If you’re weighing your options and want to sell your business in DallasIBEX brings over 46 years of experience in selling businesses and recommends a confidential market assessment that gives you a valuation before you commit to a sale.

Early guidance keeps your records clean and consistent, which builds buyer trust and keeps the deal moving. Once you know what the business is worth, you can prove that value when buyers start to look closely.

What Buyers Check Before They Buy

Once a buyer shows interest, due diligence is where the price holds firm. Serious buyers examine your:

  • Financial statements
  • Customer concentration
  • Supplier contracts
  • Record consistency

Clean books and documented processes answer those questions before they affect your price. Gather three years of accounts, settle any open legal or tax items, and confirm that your key contracts transfer to a new owner.

Preparing this material early shortens the timeline and keeps your negotiating position strong. A buyer who finds order pays full value. When your records prove the quality of the business, you earn the freedom to structure the deal around what you want next.

Structure the Deal to Keep Your Upside

Selling on your terms opens up far more than a single check. A full sale, a majority stake, an earn-out, and a staged exit each leave you in a different position, so the right structure depends on what you want next.

Founders who still believe in the growth ahead often keep equity or an advisory role so that they share in the value they help create.

A recent deal shows the pattern. When Investcorp took a majority stake in Smart Managed Solutionsthe co-founders kept a meaningful share and stayed aligned with the company’s next phase. That structure rewards the people who built the business and invites them to share in what comes next.

For a CEO, the lesson is direct. Decide early how much control you want to keep, because that choice drives the deal structure and shapes how much of the future upside stays with you. Whatever structure you choose, the value of your business rests on the team that runs the company after you step back.

Build a Leadership Transition Buyers Pay For

A buyer pays a premium for continuity. The Alabama Cooperative Extension System notes that strong knowledge transfer reduces disruption and builds your successors’ capacity to make informed decisions. A credible succession plan directly protects your valuation. You can stay available in an advisory capacity while you:

  • Place capable second-tier leaders in key roles
  • Hand over responsibilities in phases
  • Give incoming teams room to lead

The strongest sellers look beyond the headline price to the financial and personal outcomes that make a sale feel right years later. Define what a good outcome means to you before you negotiate. Strong sellers also keep the company ready to sell at all times, which lets them choose the right moment instead of waiting for one.

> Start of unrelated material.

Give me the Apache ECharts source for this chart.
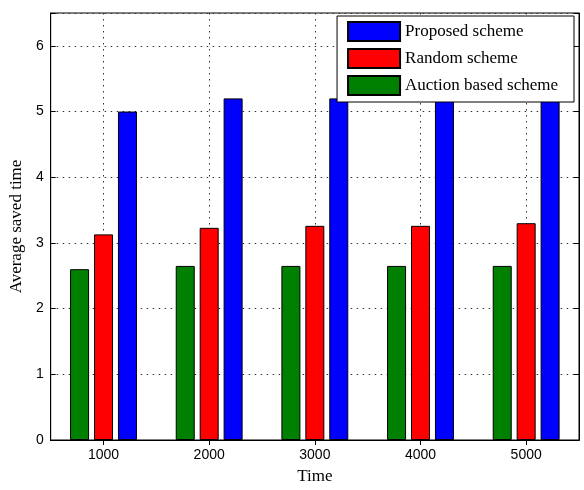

When you set your business up this way from the start, you can approach the sale and control the terms with confidence.

Exit on Your Terms

A well-run sale is the final proof of good leadership; it turns years of operating skill into a durable result for you and the buyer. Remember the insight you started with.

Founders who plan the exit with the same care they brought to building the company give themselves the strongest possible finish. Treat the business as an asset, read the market honestly, choose a deal structure, and build a transition that a buyer will reward.

When every lever is in place, you can leave on your terms with the value you have earned. The founders who finish strongest are simply the ones who treat the exit as the last and most important project of their tenure.